Data excerpt:
────────────────────
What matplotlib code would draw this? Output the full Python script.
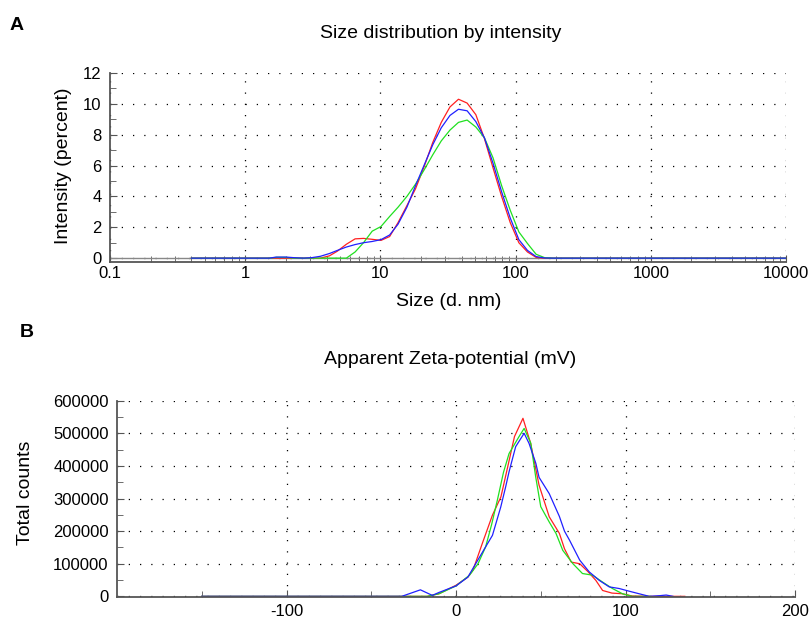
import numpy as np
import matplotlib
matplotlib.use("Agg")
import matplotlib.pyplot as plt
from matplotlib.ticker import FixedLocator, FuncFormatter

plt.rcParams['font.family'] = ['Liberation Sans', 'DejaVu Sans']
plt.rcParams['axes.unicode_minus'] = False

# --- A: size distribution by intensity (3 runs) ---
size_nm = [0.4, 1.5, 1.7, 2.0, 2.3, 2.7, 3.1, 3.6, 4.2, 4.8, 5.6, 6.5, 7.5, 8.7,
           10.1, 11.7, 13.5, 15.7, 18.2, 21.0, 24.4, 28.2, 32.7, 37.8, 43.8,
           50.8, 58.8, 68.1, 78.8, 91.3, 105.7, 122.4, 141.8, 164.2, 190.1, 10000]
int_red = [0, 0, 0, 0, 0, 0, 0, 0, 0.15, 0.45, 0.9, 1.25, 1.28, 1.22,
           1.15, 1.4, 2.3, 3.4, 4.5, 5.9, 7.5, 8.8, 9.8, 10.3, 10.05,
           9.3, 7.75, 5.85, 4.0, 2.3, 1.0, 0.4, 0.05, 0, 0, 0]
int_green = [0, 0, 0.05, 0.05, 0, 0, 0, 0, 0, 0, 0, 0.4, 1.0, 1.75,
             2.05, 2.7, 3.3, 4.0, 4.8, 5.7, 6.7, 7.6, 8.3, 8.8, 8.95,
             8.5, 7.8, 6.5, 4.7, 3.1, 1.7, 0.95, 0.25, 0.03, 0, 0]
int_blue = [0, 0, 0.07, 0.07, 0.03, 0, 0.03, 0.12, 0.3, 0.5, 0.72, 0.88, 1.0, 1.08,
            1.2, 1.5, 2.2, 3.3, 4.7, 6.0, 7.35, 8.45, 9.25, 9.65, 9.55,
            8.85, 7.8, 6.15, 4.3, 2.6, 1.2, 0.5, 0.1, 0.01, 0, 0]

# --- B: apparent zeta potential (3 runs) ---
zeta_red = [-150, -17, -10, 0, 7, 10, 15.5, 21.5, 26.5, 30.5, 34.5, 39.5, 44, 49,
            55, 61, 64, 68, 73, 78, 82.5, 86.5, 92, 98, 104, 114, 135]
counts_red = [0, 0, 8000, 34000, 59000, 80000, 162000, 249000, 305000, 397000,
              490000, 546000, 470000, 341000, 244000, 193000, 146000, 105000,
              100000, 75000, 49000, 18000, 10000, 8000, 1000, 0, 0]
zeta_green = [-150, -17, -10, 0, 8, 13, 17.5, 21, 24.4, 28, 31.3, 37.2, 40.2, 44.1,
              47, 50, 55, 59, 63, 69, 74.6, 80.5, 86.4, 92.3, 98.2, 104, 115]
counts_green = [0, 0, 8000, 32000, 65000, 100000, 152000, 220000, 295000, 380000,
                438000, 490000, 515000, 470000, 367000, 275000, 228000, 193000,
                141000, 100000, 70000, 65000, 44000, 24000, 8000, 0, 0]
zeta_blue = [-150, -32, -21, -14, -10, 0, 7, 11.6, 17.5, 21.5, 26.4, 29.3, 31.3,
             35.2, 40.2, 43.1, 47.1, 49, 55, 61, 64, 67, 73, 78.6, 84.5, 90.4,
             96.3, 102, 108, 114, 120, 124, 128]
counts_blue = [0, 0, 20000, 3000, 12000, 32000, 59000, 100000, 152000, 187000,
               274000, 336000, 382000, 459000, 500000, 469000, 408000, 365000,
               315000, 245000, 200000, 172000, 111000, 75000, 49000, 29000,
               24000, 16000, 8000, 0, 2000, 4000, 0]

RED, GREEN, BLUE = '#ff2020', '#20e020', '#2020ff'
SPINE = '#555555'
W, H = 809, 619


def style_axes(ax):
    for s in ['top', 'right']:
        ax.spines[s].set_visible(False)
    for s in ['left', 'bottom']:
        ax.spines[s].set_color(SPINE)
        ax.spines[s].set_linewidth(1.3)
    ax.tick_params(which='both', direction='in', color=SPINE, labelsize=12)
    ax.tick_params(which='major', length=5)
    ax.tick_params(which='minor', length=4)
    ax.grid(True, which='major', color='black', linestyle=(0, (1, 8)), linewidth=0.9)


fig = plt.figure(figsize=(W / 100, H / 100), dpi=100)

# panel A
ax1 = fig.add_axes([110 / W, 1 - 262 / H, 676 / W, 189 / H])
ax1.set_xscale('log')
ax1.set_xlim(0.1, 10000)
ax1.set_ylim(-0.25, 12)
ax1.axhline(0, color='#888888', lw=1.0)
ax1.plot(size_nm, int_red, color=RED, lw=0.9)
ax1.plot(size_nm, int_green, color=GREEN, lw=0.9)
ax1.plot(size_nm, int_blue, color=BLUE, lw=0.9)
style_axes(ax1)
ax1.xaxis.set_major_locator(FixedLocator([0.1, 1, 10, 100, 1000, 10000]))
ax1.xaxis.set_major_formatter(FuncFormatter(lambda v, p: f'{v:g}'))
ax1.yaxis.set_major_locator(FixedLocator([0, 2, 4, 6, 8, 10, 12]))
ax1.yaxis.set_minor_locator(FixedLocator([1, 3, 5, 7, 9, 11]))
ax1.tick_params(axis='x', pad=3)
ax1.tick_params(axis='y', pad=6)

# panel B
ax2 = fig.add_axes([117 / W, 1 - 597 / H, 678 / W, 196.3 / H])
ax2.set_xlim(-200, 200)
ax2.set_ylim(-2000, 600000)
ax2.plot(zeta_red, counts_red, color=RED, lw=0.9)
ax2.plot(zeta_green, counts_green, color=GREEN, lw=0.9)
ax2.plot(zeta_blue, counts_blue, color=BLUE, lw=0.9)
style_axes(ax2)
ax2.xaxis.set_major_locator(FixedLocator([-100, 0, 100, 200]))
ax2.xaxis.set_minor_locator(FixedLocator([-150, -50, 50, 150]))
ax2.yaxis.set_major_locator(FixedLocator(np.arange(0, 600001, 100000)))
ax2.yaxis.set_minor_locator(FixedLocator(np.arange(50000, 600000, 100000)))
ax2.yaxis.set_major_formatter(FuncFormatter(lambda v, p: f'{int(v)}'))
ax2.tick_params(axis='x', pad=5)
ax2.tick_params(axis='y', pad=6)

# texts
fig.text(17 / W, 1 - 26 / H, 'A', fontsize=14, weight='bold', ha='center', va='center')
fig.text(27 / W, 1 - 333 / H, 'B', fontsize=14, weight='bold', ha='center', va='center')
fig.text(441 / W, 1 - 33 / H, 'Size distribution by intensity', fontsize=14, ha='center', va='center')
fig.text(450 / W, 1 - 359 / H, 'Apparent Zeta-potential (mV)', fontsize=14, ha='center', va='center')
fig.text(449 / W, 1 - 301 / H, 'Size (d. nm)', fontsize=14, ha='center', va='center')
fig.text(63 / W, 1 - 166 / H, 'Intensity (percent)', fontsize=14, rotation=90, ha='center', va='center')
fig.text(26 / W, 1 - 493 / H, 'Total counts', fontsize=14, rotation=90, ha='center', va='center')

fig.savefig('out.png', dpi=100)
────────────────────
Do this: Do not include the images; transcribe the rest of the listing exactly.

Answer in full:
What matplotlib code would draw this? Output the full Python script.
import numpy as np
import matplotlib
matplotlib.use("Agg")
import matplotlib.pyplot as plt
from matplotlib.ticker import FixedLocator, FuncFormatter

plt.rcParams['font.family'] = ['Liberation Sans', 'DejaVu Sans']
plt.rcParams['axes.unicode_minus'] = False

# --- A: size distribution by intensity (3 runs) ---
size_nm = [0.4, 1.5, 1.7, 2.0, 2.3, 2.7, 3.1, 3.6, 4.2, 4.8, 5.6, 6.5, 7.5, 8.7,
           10.1, 11.7, 13.5, 15.7, 18.2, 21.0, 24.4, 28.2, 32.7, 37.8, 43.8,
           50.8, 58.8, 68.1, 78.8, 91.3, 105.7, 122.4, 141.8, 164.2, 190.1, 10000]
int_red = [0, 0, 0, 0, 0, 0, 0, 0, 0.15, 0.45, 0.9, 1.25, 1.28, 1.22,
           1.15, 1.4, 2.3, 3.4, 4.5, 5.9, 7.5, 8.8, 9.8, 10.3, 10.05,
           9.3, 7.75, 5.85, 4.0, 2.3, 1.0, 0.4, 0.05, 0, 0, 0]
int_green = [0, 0, 0.05, 0.05, 0, 0, 0, 0, 0, 0, 0, 0.4, 1.0, 1.75,
             2.05, 2.7, 3.3, 4.0, 4.8, 5.7, 6.7, 7.6, 8.3, 8.8, 8.95,
             8.5, 7.8, 6.5, 4.7, 3.1, 1.7, 0.95, 0.25, 0.03, 0, 0]
int_blue = [0, 0, 0.07, 0.07, 0.03, 0, 0.03, 0.12, 0.3, 0.5, 0.72, 0.88, 1.0, 1.08,
            1.2, 1.5, 2.2, 3.3, 4.7, 6.0, 7.35, 8.45, 9.25, 9.65, 9.55,
            8.85, 7.8, 6.15, 4.3, 2.6, 1.2, 0.5, 0.1, 0.01, 0, 0]

# --- B: apparent zeta potential (3 runs) ---
zeta_red = [-150, -17, -10, 0, 7, 10, 15.5, 21.5, 26.5, 30.5, 34.5, 39.5, 44, 49,
            55, 61, 64, 68, 73, 78, 82.5, 86.5, 92, 98, 104, 114, 135]
counts_red = [0, 0, 8000, 34000, 59000, 80000, 162000, 249000, 305000, 397000,
              490000, 546000, 470000, 341000, 244000, 193000, 146000, 105000,
              100000, 75000, 49000, 18000, 10000, 8000, 1000, 0, 0]
zeta_green = [-150, -17, -10, 0, 8, 13, 17.5, 21, 24.4, 28, 31.3, 37.2, 40.2, 44.1,
              47, 50, 55, 59, 63, 69, 74.6, 80.5, 86.4, 92.3, 98.2, 104, 115]
counts_green = [0, 0, 8000, 32000, 65000, 100000, 152000, 220000, 295000, 380000,
                438000, 490000, 515000, 470000, 367000, 275000, 228000, 193000,
                141000, 100000, 70000, 65000, 44000, 24000, 8000, 0, 0]
zeta_blue = [-150, -32, -21, -14, -10, 0, 7, 11.6, 17.5, 21.5, 26.4, 29.3, 31.3,
             35.2, 40.2, 43.1, 47.1, 49, 55, 61, 64, 67, 73, 78.6, 84.5, 90.4,
             96.3, 102, 108, 114, 120, 124, 128]
counts_blue = [0, 0, 20000, 3000, 12000, 32000, 59000, 100000, 152000, 187000,
               274000, 336000, 382000, 459000, 500000, 469000, 408000, 365000,
               315000, 245000, 200000, 172000, 111000, 75000, 49000, 29000,
               24000, 16000, 8000, 0, 2000, 4000, 0]

RED, GREEN, BLUE = '#ff2020', '#20e020', '#2020ff'
SPINE = '#555555'
W, H = 809, 619


def style_axes(ax):
    for s in ['top', 'right']:
        ax.spines[s].set_visible(False)
    for s in ['left', 'bottom']:
        ax.spines[s].set_color(SPINE)
        ax.spines[s].set_linewidth(1.3)
    ax.tick_params(which='both', direction='in', color=SPINE, labelsize=12)
    ax.tick_params(which='major', length=5)
    ax.tick_params(which='minor', length=4)
    ax.grid(True, which='major', color='black', linestyle=(0, (1, 8)), linewidth=0.9)


fig = plt.figure(figsize=(W / 100, H / 100), dpi=100)

# panel A
ax1 = fig.add_axes([110 / W, 1 - 262 / H, 676 / W, 189 / H])
ax1.set_xscale('log')
ax1.set_xlim(0.1, 10000)
ax1.set_ylim(-0.25, 12)
ax1.axhline(0, color='#888888', lw=1.0)
ax1.plot(size_nm, int_red, color=RED, lw=0.9)
ax1.plot(size_nm, int_green, color=GREEN, lw=0.9)
ax1.plot(size_nm, int_blue, color=BLUE, lw=0.9)
style_axes(ax1)
ax1.xaxis.set_major_locator(FixedLocator([0.1, 1, 10, 100, 1000, 10000]))
ax1.xaxis.set_major_formatter(FuncFormatter(lambda v, p: f'{v:g}'))
ax1.yaxis.set_major_locator(FixedLocator([0, 2, 4, 6, 8, 10, 12]))
ax1.yaxis.set_minor_locator(FixedLocator([1, 3, 5, 7, 9, 11]))
ax1.tick_params(axis='x', pad=3)
ax1.tick_params(axis='y', pad=6)

# panel B
ax2 = fig.add_axes([117 / W, 1 - 597 / H, 678 / W, 196.3 / H])
ax2.set_xlim(-200, 200)
ax2.set_ylim(-2000, 600000)
ax2.plot(zeta_red, counts_red, color=RED, lw=0.9)
ax2.plot(zeta_green, counts_green, color=GREEN, lw=0.9)
ax2.plot(zeta_blue, counts_blue, color=BLUE, lw=0.9)
style_axes(ax2)
ax2.xaxis.set_major_locator(FixedLocator([-100, 0, 100, 200]))
ax2.xaxis.set_minor_locator(FixedLocator([-150, -50, 50, 150]))
ax2.yaxis.set_major_locator(FixedLocator(np.arange(0, 600001, 100000)))
ax2.yaxis.set_minor_locator(FixedLocator(np.arange(50000, 600000, 100000)))
ax2.yaxis.set_major_formatter(FuncFormatter(lambda v, p: f'{int(v)}'))
ax2.tick_params(axis='x', pad=5)
ax2.tick_params(axis='y', pad=6)

# texts
fig.text(17 / W, 1 - 26 / H, 'A', fontsize=14, weight='bold', ha='center', va='center')
fig.text(27 / W, 1 - 333 / H, 'B', fontsize=14, weight='bold', ha='center', va='center')
fig.text(441 / W, 1 - 33 / H, 'Size distribution by intensity', fontsize=14, ha='center', va='center')
fig.text(450 / W, 1 - 359 / H, 'Apparent Zeta-potential (mV)', fontsize=14, ha='center', va='center')
fig.text(449 / W, 1 - 301 / H, 'Size (d. nm)', fontsize=14, ha='center', va='center')
fig.text(63 / W, 1 - 166 / H, 'Intensity (percent)', fontsize=14, rotation=90, ha='center', va='center')
fig.text(26 / W, 1 - 493 / H, 'Total counts', fontsize=14, rotation=90, ha='center', va='center')

fig.savefig('out.png', dpi=100)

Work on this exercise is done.